This article was originally published in The Notebook. In August 2020, The Notebook became Chalkbeat Philadelphia.
A coalition of state and local lawmakers, along with the Philadelphia Federation of Teachers, called on Gov. Wolf to issue a formal “disaster declaration” for the School District of Philadelphia, freeing up cash to clean up asbestos and other toxins in the city’s aging schools.
“We have a Rainy Day Fund – and it’s raining in many of our schools,” said State Rep. Sharif Street, a member of the Fund our Facilities Coalition, which made its demands Thursday at the Cione Recreation Center in Port Richmond. “We have repairs we’ve waited 30 years to make.”
State Sen. Vince Hughes said: “If the court was warped, the Sixers wouldn’t play,” but Philadelphia students have to attend dangerous schools or be declared truant. “We’re approaching a situation where we have to shut the whole thing down.”
Also on hand were State Sen. Larry Farnese, U.S. Rep. Brendan Boyle, State Rep. Elizabeth Fiedler, and City Council members Isaiah Thomas and Mark Squilla.
“It’s a shame we have to do to this multiple times,” said Squilla, who called on Wolf to step up the funding and for the District to improve its “cooperation and collaboration” over asbestos and toxin issues.
District officials must work better with the Philadelphia Federation of Teachers, contractors, and school communities, Squilla said.
“Even when we fix things, we have to go back and make sure we did it right,” he said. “ We can bring in as much money as we want, but if we don’t collaborate, it’s not going to work.”
The coalition’s call is unlikely to produce fast results. Wolf told the Philadelphia Inquirer on Thursday that he hadn’t been given a specific proposal, but agreed that the toxin issue “has to be addressed quickly.” Money from the Rainy Day Fund can only be spent with the approval of two-thirds of the Republican-controlled legislature – a heavy lift for Wolf, a Democrat. Wolf’s proposed budget includes $1 billion for toxin cleanup statewide, but approval is months away, if it comes at all.
But funds are essential for manpower, said PFT president Jerry Jordan. “One of the reasons we’re calling for the declaration of emergency is because the District needs to have the funding to hire a workforce,” he said. “The lack of capacity is huge.

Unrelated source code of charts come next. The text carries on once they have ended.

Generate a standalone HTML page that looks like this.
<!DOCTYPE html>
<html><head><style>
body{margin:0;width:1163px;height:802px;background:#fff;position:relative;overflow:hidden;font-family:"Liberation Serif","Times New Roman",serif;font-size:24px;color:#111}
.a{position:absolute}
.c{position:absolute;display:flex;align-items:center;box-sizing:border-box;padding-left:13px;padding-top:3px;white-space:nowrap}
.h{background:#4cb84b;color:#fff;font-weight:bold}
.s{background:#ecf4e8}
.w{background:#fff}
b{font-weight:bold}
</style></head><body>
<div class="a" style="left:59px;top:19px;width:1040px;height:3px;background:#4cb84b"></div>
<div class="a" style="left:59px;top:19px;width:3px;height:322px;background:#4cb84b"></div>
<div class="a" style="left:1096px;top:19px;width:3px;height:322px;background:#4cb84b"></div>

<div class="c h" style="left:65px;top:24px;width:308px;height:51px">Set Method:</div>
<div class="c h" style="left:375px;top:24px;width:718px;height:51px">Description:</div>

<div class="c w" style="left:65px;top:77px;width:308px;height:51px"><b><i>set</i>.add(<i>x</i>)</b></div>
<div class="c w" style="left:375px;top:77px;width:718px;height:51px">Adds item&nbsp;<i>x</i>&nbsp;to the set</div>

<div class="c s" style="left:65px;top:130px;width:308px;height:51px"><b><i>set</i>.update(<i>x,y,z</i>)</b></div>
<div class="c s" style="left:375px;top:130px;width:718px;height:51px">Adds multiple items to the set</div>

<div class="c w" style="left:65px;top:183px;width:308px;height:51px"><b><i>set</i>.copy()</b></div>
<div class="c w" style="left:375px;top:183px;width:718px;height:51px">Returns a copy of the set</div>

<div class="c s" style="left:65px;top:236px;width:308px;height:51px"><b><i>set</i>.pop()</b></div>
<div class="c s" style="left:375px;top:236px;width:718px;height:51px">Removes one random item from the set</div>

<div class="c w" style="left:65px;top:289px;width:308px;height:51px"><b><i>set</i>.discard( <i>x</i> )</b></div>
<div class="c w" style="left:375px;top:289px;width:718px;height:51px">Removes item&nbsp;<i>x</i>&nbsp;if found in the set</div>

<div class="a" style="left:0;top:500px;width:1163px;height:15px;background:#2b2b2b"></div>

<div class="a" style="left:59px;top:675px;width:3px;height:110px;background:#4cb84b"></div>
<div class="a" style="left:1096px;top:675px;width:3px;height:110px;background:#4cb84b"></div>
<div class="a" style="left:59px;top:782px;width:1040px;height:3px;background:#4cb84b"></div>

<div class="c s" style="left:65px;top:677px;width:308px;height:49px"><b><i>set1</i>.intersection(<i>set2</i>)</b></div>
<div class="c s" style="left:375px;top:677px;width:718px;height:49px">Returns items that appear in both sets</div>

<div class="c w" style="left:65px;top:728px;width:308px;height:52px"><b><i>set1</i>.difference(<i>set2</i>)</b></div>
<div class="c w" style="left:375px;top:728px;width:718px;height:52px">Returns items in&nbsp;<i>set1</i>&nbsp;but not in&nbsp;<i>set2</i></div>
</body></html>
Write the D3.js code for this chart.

You’re not going to be able to solve the problem if you don’t have the personnel.”
The coalition’s latest demand comes as two schools – Feltonville’s Barton Elementary, and Frankford’s Sullivan Elementary – were closed Thursday and Friday, and a third, Richmond Elementary in Port Richmond, prepares for an emergency inspection after reports of improper repairs and ongoing concerns.
On Thursday, Richmond Elementary parent Stefanie Marrero joined the politicians at the podium. “We need those funds released now,” Marrero said. “Not next week, not next month – now.”
Weekend inspections planned at Richmond
At Richmond Elementary, reports of improper asbestos repairs mean a new round of inspections will take place this weekend, conducted jointly by the District and the PFT.
After Thursday’s media event concluded, the PFT’s longtime environmental specialist, Jerry Roseman, spoke with Richmond parents and staff about the cleanup plan. Roseman told the group that the District’s previous inspections and repairs at Richmond had been “reasonable, but limited. … There has been work done, but it hasn’t been enough.”
A new round of inspections will re-examine several known problem areas – including the attic and several classrooms – along with the rest of the building, and then the District and PFT will develop a complete plan, Roseman said. Staff can expect to see some short-term fixes, along with a full report with room-by-room data about contamination and cleanup.
Roseman said that it’s unclear whether “total abatement” at Richmond is possible by the summer, but he said he was optimistic that the new round of inspections will be detailed enough to produce a trustworthy plan.
“Sometimes there’s a lot of money spent, and it doesn’t get done right,” said Roseman. “We want to do it right.”
Richmond Elementary teacher Kathryn Lagara speaks, flanked by Philadelphia Federation of Teachers president Jerry Jordan and teacher Meghan Amadio. (Photo: Bill Hangley)
Richmond staff were pleased to see their school get some needed attention, but said that the toxin issue represents just the tip of an iceberg of neglect. Dirty floors, rodent droppings, and messy halls are seen regularly, said teacher Kathryn Lagara, and students and staff alike deserve better.
“There needs to be a real commitment to creating a better environment for our teachers, for our students,” said Lagara, now in her seventh year at Richmond. “Many of us choose to work in Philadelphia. … The fact that we shouldn’t be afforded the same things that children and teachers in more affluent areas have is astounding.”
Her colleague Meghan Amadio, now in her fourth year at Richmond, said that the whole experience has left her wondering about her family’s future with the District.
“My son is 4 – and I’m not sure I want to send him to a Philadelphia school,” said Amadio. “I can’t send my son to a toxic school. So what are my options? I move? I pay for Catholic school? I’m in a quandary myself.”